Hjortshøj station is a railway station serving the railway town and suburb of Hjortshøj north of Aarhus on the peninsula of Djursland in Jutland, Denmark.

The station is located on the Grenaa railway line between Aarhus and Grenaa. It opened in 1877 with the opening of the Aarhus-Ryomgård section of the railway line. The station was closed in 1969, but reopened in 1979. Since 2019, the station has been served by the Aarhus light rail system, a tram-train network combining tram lines in the city of Aarhus with operation on railway lines in the surrounding countryside.

== History ==
The station opened on 1 December 1877 as the railway company Østjyske Jernbane (ØJJ) opened a branch line from Aarhus to Ryomgård on the Randers-Ryomgaard-Grenaa Line from Randers to Grenaa.
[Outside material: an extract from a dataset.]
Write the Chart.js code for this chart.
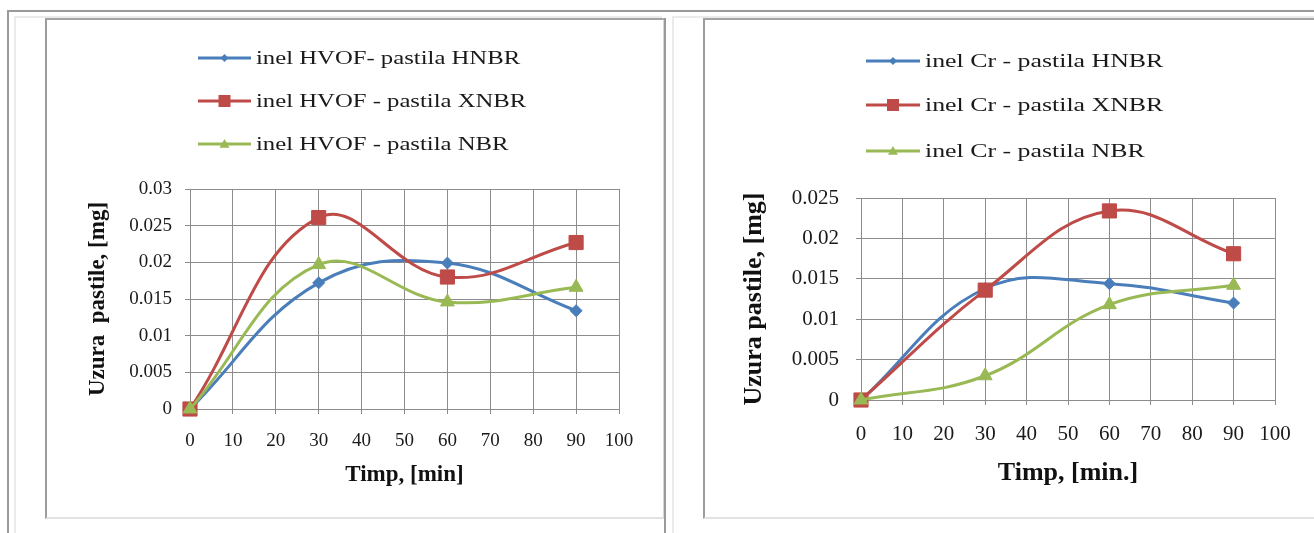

Just a few years later the trains starting running directly between Grenaa and Aarhus, with the Ryomgård-Randers section being reduced to a branch line used mostly for rail freight transport until it was closed altogether on 2 May 1971. The station was closed in 1969, but reopened in 1979.
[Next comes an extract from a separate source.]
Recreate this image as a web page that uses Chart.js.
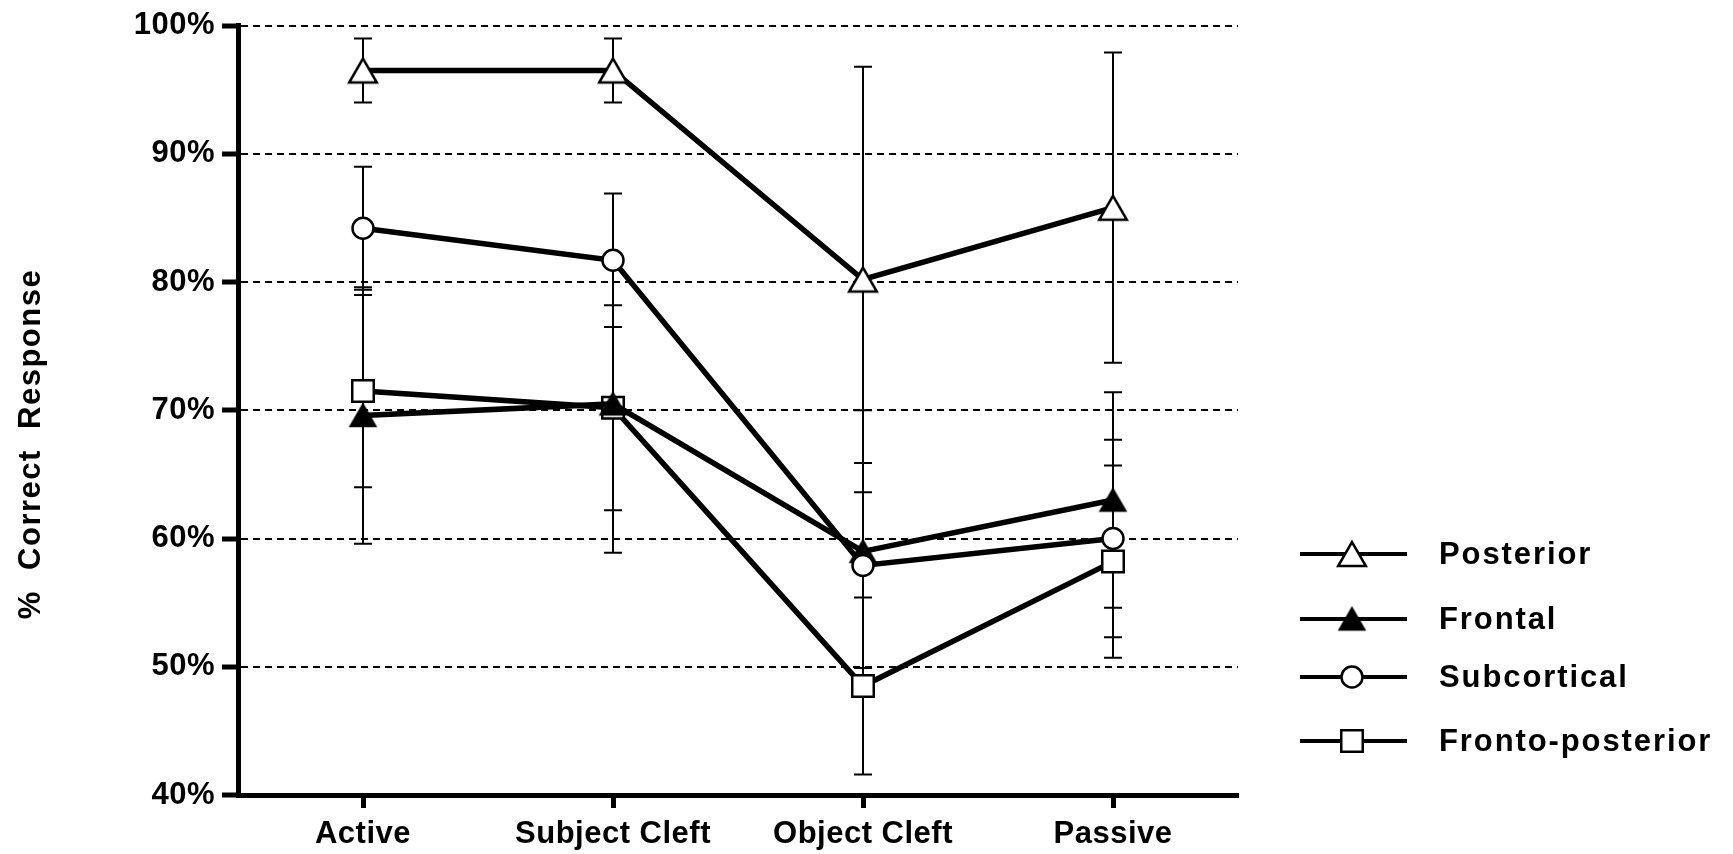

From 2016 to 2019, the station was temporarily closed along with the Grenaa railway line while it was being reconstructed and electrified to form part of the Aarhus light rail system, a tram-train network combining tram lines in the city of Aarhus with operation on railway lines in the surrounding countryside. Since 2019, the station has been served by Line L1 of the Aarhus light rail network, operated by the multinational transportation company Keolis.

== Architecture ==
The station building from 1877 was designed by the Danish architect Niels Peder Christian Holsøe (1826-1895), known for the numerous railway stations he designed across Denmark in his capacity of head architect of the Danish State Railways. It was torn down in 1979.